I skip most of the memories that pop up in my feed now because a lot of them make me cringe so hard I border on convulsions.
Self-pity and negativity are surefire ways for attention-seekers to get feedback, and I generated waves and waves of it, in real life and online, even though it never really felt like who I was at my core.
The kid who liked everything.
Being him felt increasingly difficult.
Hating everything, especially yourself, is easy.
Recognizing the good is hard. The world around you and the people in it can make it harder.
Until, I finally figured out, it isn’t.
When I started to make that change, which was really just reverting to the better parts of me that I felt like I had to adapt and change as I became older, I could feel people around me who were skeptical.

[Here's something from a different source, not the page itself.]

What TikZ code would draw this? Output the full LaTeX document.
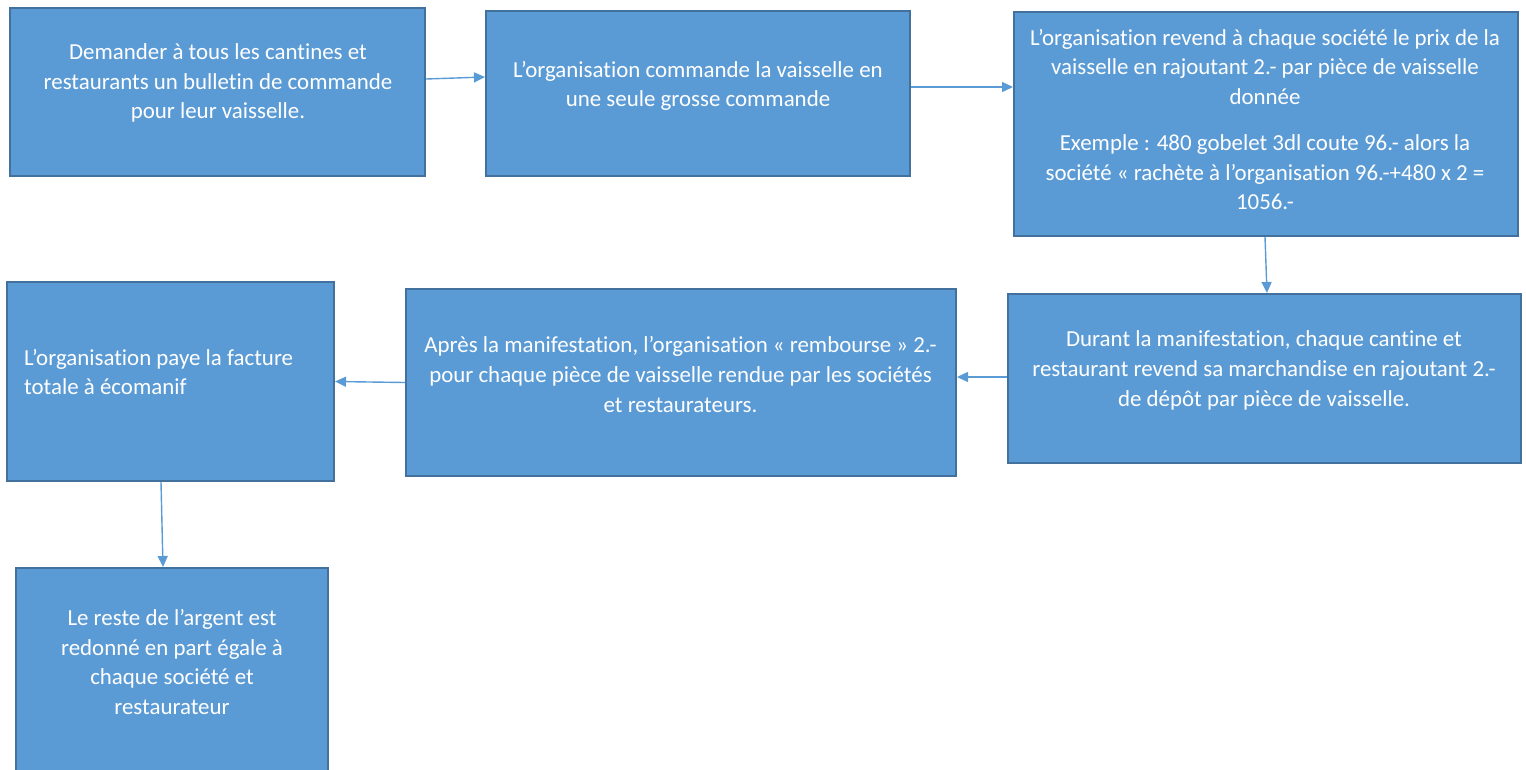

Like someone who said they were born again to erase their sins without putting in the work.
But as I actively scraped off years of character defects that I put there myself, I found it easier and easier to find the good under the defects of everyone and everything else. I learned that there is worth in choosing to talk about the things I like as opposed to dwelling or obsessing over what I don’t.
The idea that people around me would refer to me as the positive one in a group or a situation seemed beyond my wildest dreams of who I could be.
That that idea is reality is nothing short of hard-earned magic. And so I continue to choose to like everything.
Okay, maybe one of their songs is okay.